Now we come to the second and first choices. Schéhérazade is not my favorite piece of music. Perhaps it is because I have heard it so often. There are several good recordings around, but every time I hear Stokowski play it, it is as if I am hearing the music for the first time. In 1997 the Stokowski Society issued CALA 521. It is a marvelous program, beginning with the 1934 Nutcracker (a piece of music that I can stomach only in Stokowski's recordings… everyone else treats it like some saccharine pastry that gags me). At the end of the disc is the 1934 Scher. You don't hear playing like this anymore. The portamento swells are magical. Alexander Hilsberg plays a sensuous Schereherazade and CALA has provided excellent sound. Then we come to perhaps Stokowski's greatest recording. In 1964 Decca, using their Phase 4 techniques for recording, produced what was the best sounding Scher of all time. The London Symphony plays as if inspired or transfixed by some magical force to play as never before or since. This was released on a Decca Ovation CD some years ago, but CALA has produced a sound so much better than that it boogers the imagination. This is a must have disc for everyone and not just Stokowski fans.

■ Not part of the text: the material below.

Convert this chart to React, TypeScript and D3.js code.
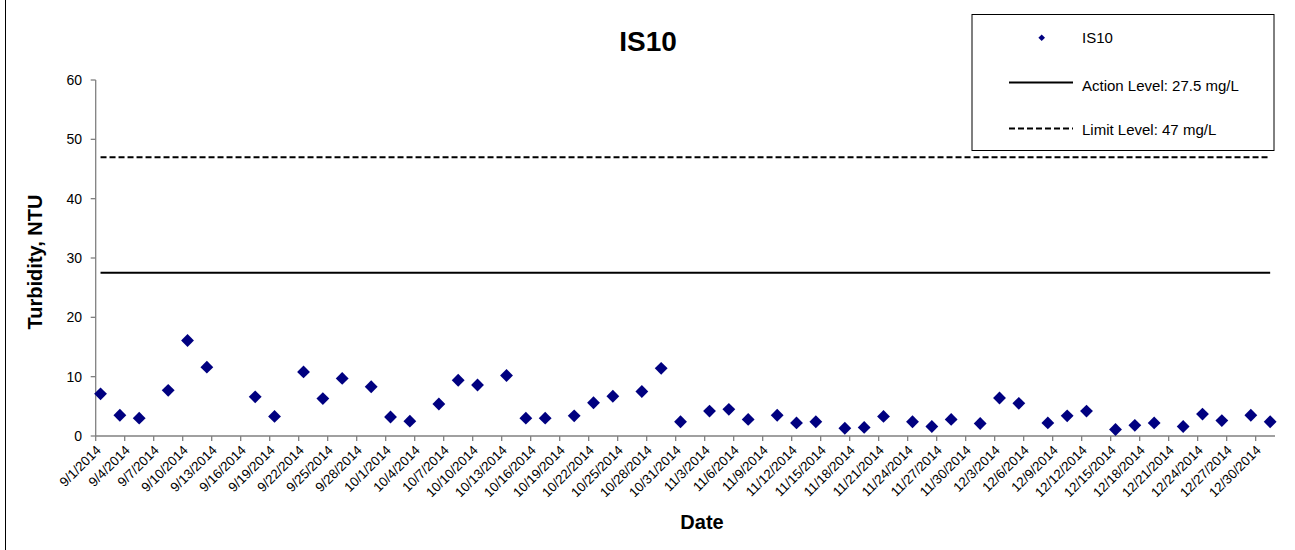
import React from "react";
import * as d3 from "d3";

const sampleDates: string[] = [
  "9/1/2014", "9/3/2014", "9/5/2014", "9/8/2014", "9/10/2014", "9/12/2014", "9/17/2014", "9/19/2014",
  "9/22/2014", "9/24/2014", "9/26/2014", "9/29/2014", "10/1/2014", "10/3/2014", "10/6/2014", "10/8/2014",
  "10/10/2014", "10/13/2014", "10/15/2014", "10/17/2014", "10/20/2014", "10/22/2014", "10/24/2014",
  "10/27/2014", "10/29/2014", "10/31/2014", "11/3/2014", "11/5/2014", "11/7/2014", "11/10/2014",
  "11/12/2014", "11/14/2014", "11/17/2014", "11/19/2014", "11/21/2014", "11/24/2014", "11/26/2014",
  "11/28/2014", "12/1/2014", "12/3/2014", "12/5/2014", "12/8/2014", "12/10/2014", "12/12/2014",
  "12/15/2014", "12/17/2014", "12/19/2014", "12/22/2014", "12/24/2014", "12/26/2014", "12/29/2014",
  "12/31/2014",
];

const turbidity: number[] = [
  7.1, 3.5, 3.0, 7.7, 16.1, 11.6, 6.6, 3.3,
  10.8, 6.3, 9.7, 8.3, 3.2, 2.5, 5.4, 9.4,
  8.6, 10.2, 3.0, 3.0, 3.4, 5.6, 6.7,
  7.5, 11.4, 2.4, 4.2, 4.5, 2.8, 3.5,
  2.2, 2.4, 1.3, 1.45, 3.3, 2.4, 1.6,
  2.8, 2.1, 6.4, 5.5, 2.2, 3.4, 4.2,
  1.1, 1.8, 2.2, 1.6, 3.7, 2.6, 3.5,
  2.4,
];

const tickLabels: string[] = [
  "9/1/2014", "9/4/2014", "9/7/2014", "9/10/2014", "9/13/2014", "9/16/2014", "9/19/2014", "9/22/2014",
  "9/25/2014", "9/28/2014", "10/1/2014", "10/4/2014", "10/7/2014", "10/10/2014", "10/13/2014",
  "10/16/2014", "10/19/2014", "10/22/2014", "10/25/2014", "10/28/2014", "10/31/2014", "11/3/2014",
  "11/6/2014", "11/9/2014", "11/12/2014", "11/15/2014", "11/18/2014", "11/21/2014", "11/24/2014",
  "11/27/2014", "11/30/2014", "12/3/2014", "12/6/2014", "12/9/2014", "12/12/2014", "12/15/2014",
  "12/18/2014", "12/21/2014", "12/24/2014", "12/27/2014", "12/30/2014",
];

const yTicks: number[] = [0, 10, 20, 30, 40, 50, 60];
const domainDates: string[] = ["9/1/2014", "1/1/2015"];
const actionLevel = 27.5;
const limitLevel = 47;
const seriesName = "IS10";
const actionLabel = "Action Level: 27.5 mg/L";
const limitLabel = "Limit Level: 47 mg/L";

const parse = d3.utcParse("%m/%d/%Y");
const FONT = "Arial, 'Liberation Sans', sans-serif";

export default function App() {
  const W = 1295;
  const H = 550;
  const left = 95.7;
  const right = 1275;
  const top = 80;
  const bottom = 436;

  const x = d3
    .scaleUtc()
    .domain([parse(domainDates[0]) as Date, parse(domainDates[1]) as Date])
    .range([left, right]);
  const y = d3.scaleLinear().domain([0, 60]).range([bottom, top]);

  const center = (s: string) => x(d3.utcHour.offset(parse(s) as Date, 12));
  const lineX0 = center(sampleDates[0]);
  const lineX1 = center(sampleDates[sampleDates.length - 1]);

  const diamond = d3.symbol().type(d3.symbolDiamond2).size(105)();
  const legendDiamond = d3.symbol().type(d3.symbolDiamond2).size(28)();

  const levelLine = d3.line<[number, number]>().x((d) => d[0]).y((d) => d[1]);

  return (
    <svg
      width={W}
      height={H}
      style={{ position: "absolute", left: 0, top: 0, background: "#fff" }}
      fontFamily={FONT}
    >
      <rect x={0} y={0} width={W} height={H} fill="#fff" />
      <line x1={5.5} x2={5.5} y1={0} y2={H} stroke="#000" strokeWidth={1} />

      {/* Title */}
      <text x={648} y={50.5} textAnchor="middle" fontSize={28} fontWeight="bold">
        {seriesName}
      </text>

      {/* Y axis */}
      <line x1={left} x2={left} y1={top} y2={bottom} stroke="#808080" strokeWidth={1.3} />
      {yTicks.map((t) => (
        <g key={t}>
          <line x1={left - 5} x2={left} y1={y(t)} y2={y(t)} stroke="#808080" strokeWidth={1.3} />
          <text x={82} y={y(t)} dy="0.35em" textAnchor="end" fontSize={14}>
            {t}
          </text>
        </g>
      ))}
      <text
        transform={`translate(41.5, 262) rotate(-90)`}
        textAnchor="middle"
        fontSize={20}
        fontWeight="bold"
      >
        Turbidity, NTU
      </text>

      {/* X axis */}
      <line x1={left} x2={right} y1={bottom} y2={bottom} stroke="#808080" strokeWidth={1.3} />
      {tickLabels.map((lab) => {
        const tx = x(parse(lab) as Date);
        return (
          <g key={lab}>
            <line x1={tx} x2={tx} y1={bottom} y2={bottom + 5} stroke="#808080" strokeWidth={1.3} />
            <text
              transform={`translate(${tx + 6}, 451) rotate(-45)`}
              textAnchor="end"
              fontSize={13.3}
            >
              {lab}
            </text>
          </g>
        );
      })}
      <text x={702} y={529} textAnchor="middle" fontSize={20} fontWeight="bold">
        Date
      </text>

      {/* Level lines */}
      <path
        d={levelLine([[lineX0, y(limitLevel)], [lineX1, y(limitLevel)]]) || ""}
        stroke="#000"
        strokeWidth={2}
        strokeDasharray="6,3"
        fill="none"
      />
      <path
        d={levelLine([[lineX0, y(actionLevel)], [lineX1, y(actionLevel)]]) || ""}
        stroke="#000"
        strokeWidth={2}
        fill="none"
      />

      {/* Points */}
      {sampleDates.map((s, i) => (
        <path
          key={s}
          d={diamond || ""}
          transform={`translate(${center(s)}, ${y(turbidity[i])})`}
          fill="#000080"
        />
      ))}

      {/* Legend */}
      <rect x={972} y={14.5} width={302} height={136} fill="#fff" stroke="#000" strokeWidth={1} />
      <path d={legendDiamond || ""} transform="translate(1041.7, 37.7)" fill="#000080" />
      <text x={1082} y={43} fontSize={15}>
        {seriesName}
      </text>
      <line x1={1009} x2={1073} y1={82.5} y2={82.5} stroke="#000" strokeWidth={2} />
      <text x={1082} y={90.5} fontSize={15}>
        {actionLabel}
      </text>
      <line x1={1009} x2={1073} y1={128.5} y2={128.5} stroke="#000" strokeWidth={2} strokeDasharray="6,3" />
      <text x={1082} y={135} fontSize={15}>
        {limitLabel}
      </text>
    </svg>
  );
}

Of all of the discs the society has released there are some I recommend more than others. Everyone should have the two New York Philharmonic discs. The sound is fantastic, selections rare and performances among the best the Mysterioso ever committed to disc. The Tchaikovsky/Encores disc is simply a beauty. The San Francisco Boris leaves me speechless. Of course I recommend the two Schers.